"Hak memilih sebagai hak konstitusional yang harus dilindungi tidak boleh dihambat, dihalangi, ataupun dipersulit oleh ketentuan prosedur administratif apapun," ujar kuasa hukum para pemohon M. Razif di Gedung Mahkamah Konstitusi Jakarta, Kamis.
Kendati demikian hak tersebut dinilai pemohon telah terganjal Pasal 210 ayat (1), Pasal 348 ayat (4), ayat (9), Pasal 350ayat (2), Pasal 383 ayat (2) UU Pemilu.
"Bahwa pasal-pasal tersebut adalah ketentuan yang secara prosedur administratif menghambat, menghalangi, dan mempersulit warganegara untuk menggunakan hak dalam pemilu, oleh karena itu harus dibatalkan karena bertentangan dengan UUD 1945," tambah Razif.
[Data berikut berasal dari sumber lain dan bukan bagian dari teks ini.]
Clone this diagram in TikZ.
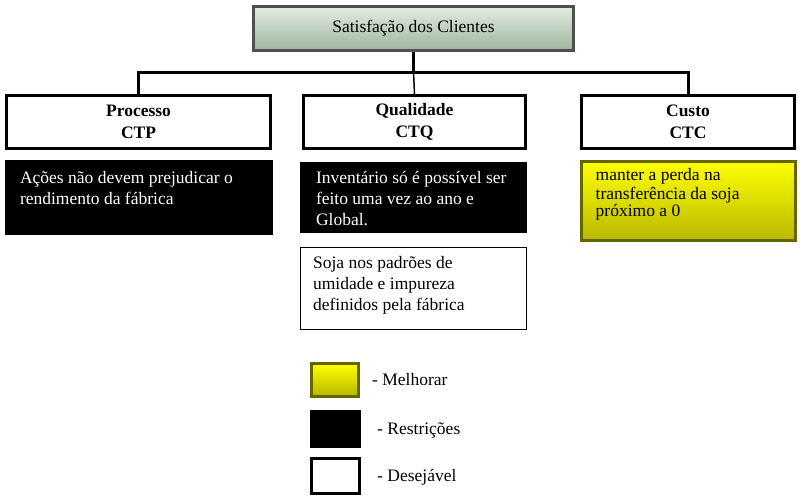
\documentclass[tikz,border=0pt]{standalone}
\usepackage{fontspec}
\setmainfont{Liberation Serif}
\definecolor{sageTop}{HTML}{E3ECE3}
\definecolor{sageBot}{HTML}{9DB59D}
\definecolor{frameGray}{HTML}{505050}
\definecolor{oliveFrame}{HTML}{666600}
\definecolor{yellowBot}{HTML}{B8B800}
\tikzset{
  headbox/.style={draw, line width=3pt, fill=white, minimum height=53pt, align=center,
    inner sep=0pt, font=\bfseries\fontsize{17.5}{22}\selectfont},
  restrbox/.style={fill=black, inner sep=0pt},
  wishbox/.style={draw, line width=1.2pt, fill=white, inner sep=0pt},
  betterbox/.style={draw=oliveFrame, line width=3pt, top color=yellow, bottom color=yellowBot, inner sep=0pt},
  boxtext/.style={anchor=north west, align=left, inner sep=0pt, font=\fontsize{17.5}{21}\selectfont},
  legendtext/.style={anchor=west, inner sep=0pt, font=\fontsize{17.5}{20}\selectfont},
}
\begin{document}
\begin{tikzpicture}[x=1pt,y=1pt]
\useasboundingbox (0,0) rectangle (800,-499);
\node[draw=frameGray, line width=3pt, top color=sageTop, bottom color=sageBot,
  minimum width=320pt, minimum height=44pt, inner sep=0pt,
  font=\fontsize{17.5}{20}\selectfont] (top) at (413.5,-28.5) {Satisfação dos Clientes};
\node[headbox, minimum width=264pt] (proc) at (138.5,-122) {Processo\\CTP};
\node[headbox, minimum width=222pt] (qual) at (414.5,-122) {Qualidade\\CTQ};
\node[headbox, minimum width=213pt] (cust) at (688,-122) {Custo\\CTC};
% ligacoes
\coordinate (bus) at (413.5,-72);
\draw[line width=3pt] (top.south) -- (bus);
\draw[line width=3pt] (proc.north) |- (bus);
\draw[line width=3pt] (cust.north) |- (bus);
\draw[line width=1.5pt] (bus) -- (qual.north);
% caixas de requisitos
\node[restrbox, minimum width=268pt, minimum height=75pt] (acoes) at (139,-197.5) {};
\node[boxtext, text=white] (acoesText) at ([xshift=15pt,yshift=-9pt]acoes.north west)
  {\strut Ações não devem prejudicar o\\rendimento da fábrica};
\node[restrbox, minimum width=227pt, minimum height=71pt] (invent) at (413.5,-197.5) {};
\node[boxtext, text=white] (inventText) at ([xshift=16pt,yshift=-7pt]invent.north west)
  {\strut Inventário só é possível ser\\feito uma vez ao ano e\\Global.};
\node[wishbox, minimum width=226pt, minimum height=82pt] (soja) at (413.5,-288.5) {};
\node[boxtext] (sojaText) at ([xshift=13pt,yshift=-7pt]soja.north west)
  {\strut Soja nos padrões de\\umidade e impureza\\definidos pela fábrica};
\node[betterbox, minimum width=214pt, minimum height=79pt] (perda) at (688.5,-201) {};
\node[boxtext, font=\fontsize{17.5}{17.5}\selectfont] (perdaText) at ([xshift=15.5pt,yshift=-8pt]perda.north west)
  {\strut manter a perda na\\transferência da soja\\próximo a 0};
% legenda
\node[betterbox, minimum width=47pt, minimum height=33pt] (legBetter) at (335,-380) {};
\node[restrbox, minimum width=51pt, minimum height=38pt] (legRestr) at (335.5,-429) {};
\node[draw, line width=3pt, fill=white, minimum width=48pt, minimum height=35pt, inner sep=0pt] (legWish) at (335.5,-476) {};
\node[legendtext] (legBetterText) at (372,-380) {- Melhorar};
\node[legendtext] (legRestrText) at (377,-430) {- Restrições};
\node[legendtext] (legWishText) at (377,-477) {- Desejável};
\end{tikzpicture}
\end{document}
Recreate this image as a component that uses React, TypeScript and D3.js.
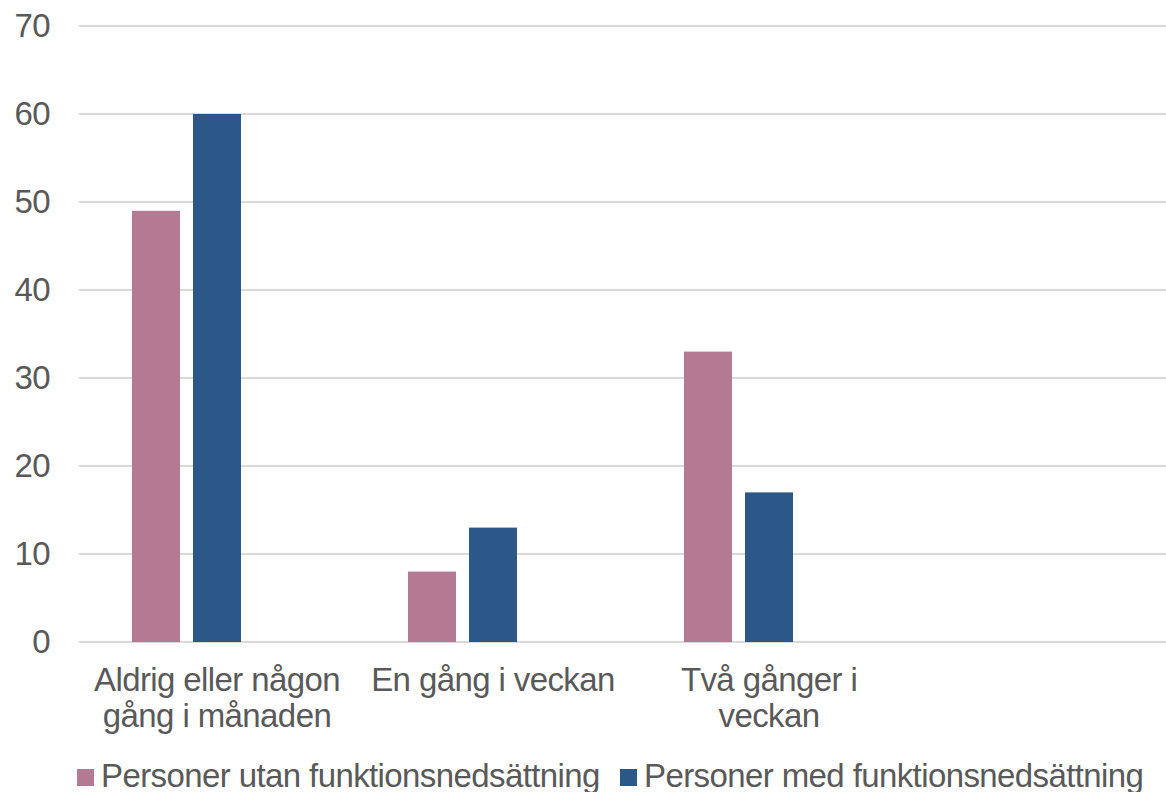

Selain itu, Razif menyebut masih banyak penduduk dengan hak pilih yang belum memiliki KTP elektronik, serta pemilih yang baru akan 17 tahun pada saat hari H pemungutan suara, tetapi tidak dapat memilih karena tidak memiliki KTP elektronik.
Syarat KTP elektronik juga dinilai para pemohon berpotensi menghilangkan, menghalangi atau mempersulit hak memilih bagi kelompok rentan seperti masyarakat adat, kaum miskin kota, penyandang disabilitas, panti sosial, warga binaan di lapas dan rutan, serta beberapa pemilih lain yang tidak mempunyai akses cukup untuk memenuhi syarat pembuatan KTP elektronik.
"Kami berpendapat untuk menyelamatkan suara-suara pemilih yang perlu dibuat dasar hukum pembentukan TPS Khusus, yaitu TPS yang dibuat berbasis DPTb, pada lokasi dimana para pemilih demikian berada," jelasnya.
Untuk memasukkan aturan hukum penyelamatan tersebut, Pemohon meminta Mahkamah memaknai secara bersyarat pasal yang berkaitan dengan TPS dan jaminan prinsip pemilu yang luber.
"Hal ini untuk memberikan akses seluas dan semudah mungkin bagi pemilih," pungkas Razif.
Permohonan yang teregistrasi dengan Nomor 20/PUU-XVII/2019 ini diajukan oleh Perludem, Hadar Nafis Gumay, Feri Amsari, Augus Hendy, A. Murogi bin Sabar, Muhamad Nurul Huda, dan Sutrisno.